In the case of Avatar, it was a bit of both. Most episodes did have a satisfying conclusion, but it was nothing like the Simpsons or X-files. The show was a serial and it had a story arc that played out over three seasons with each season having a theme. It had been planned out that way very early.
I love shows like that where the creator has a beginning, middle, and ending in mind from that start and so it can't just be stretched out forever until they've run out of ideas or the audience gets bored and ratings drop off. It's just better storytelling to have a compete story. In TV animation that sort of storytelling isn't as common here as it is in anime which helped Avatar stand out, especially compared to what other shows were airing on the channel at the time
Uhh, no. It was easier to find better movies to watch before all the streaming services balkanized.
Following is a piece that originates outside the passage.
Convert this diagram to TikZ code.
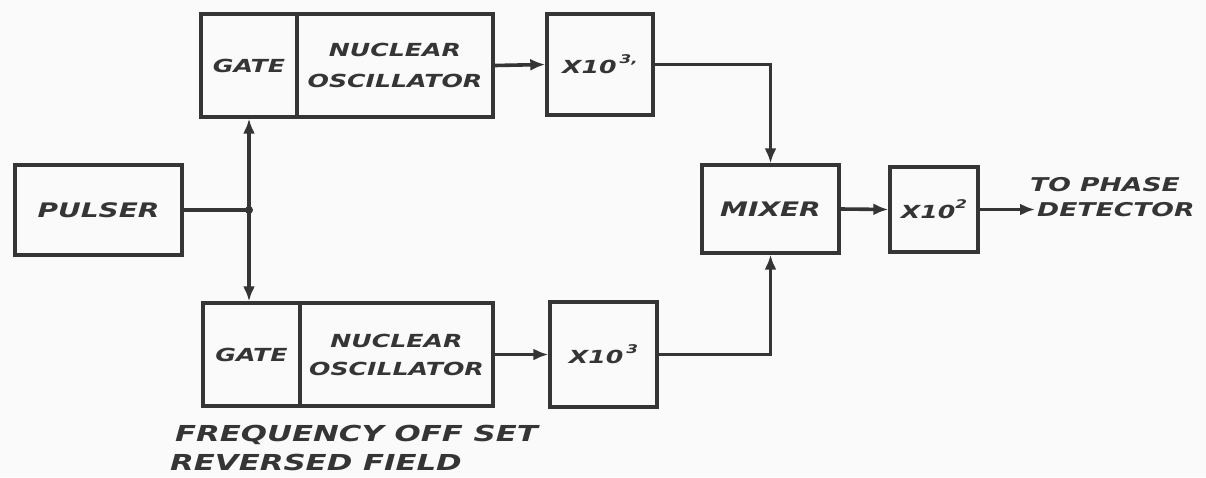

This is why piracy almost died out, and why it's now back.
The total selection of movies available on streaming services is certainly much better now than it was ten years ago. For example the Criterion Channel is only four years old.
I think their point is that the selection is much better if you're willing to pay for 5-6 subscriptions. In it's heyday Netflix didn't have everything, but it had more than any current service has and for $12/mo
This only applies to the Disneyfied mega-blockbusters that represent a large share of production dollars but a small share of movies created overall.
It’s never been easier to find and access good movies, new and old. No matter if they’re from Iowa or France or Korea, practically anything is available on streaming a few clicks away. The problem is really the overwhelming abundance of choice. Given the choice of “The Batman” and “The Northman”, people will default to the familiar title and then complain that it’s derivative and anticipates a sequel.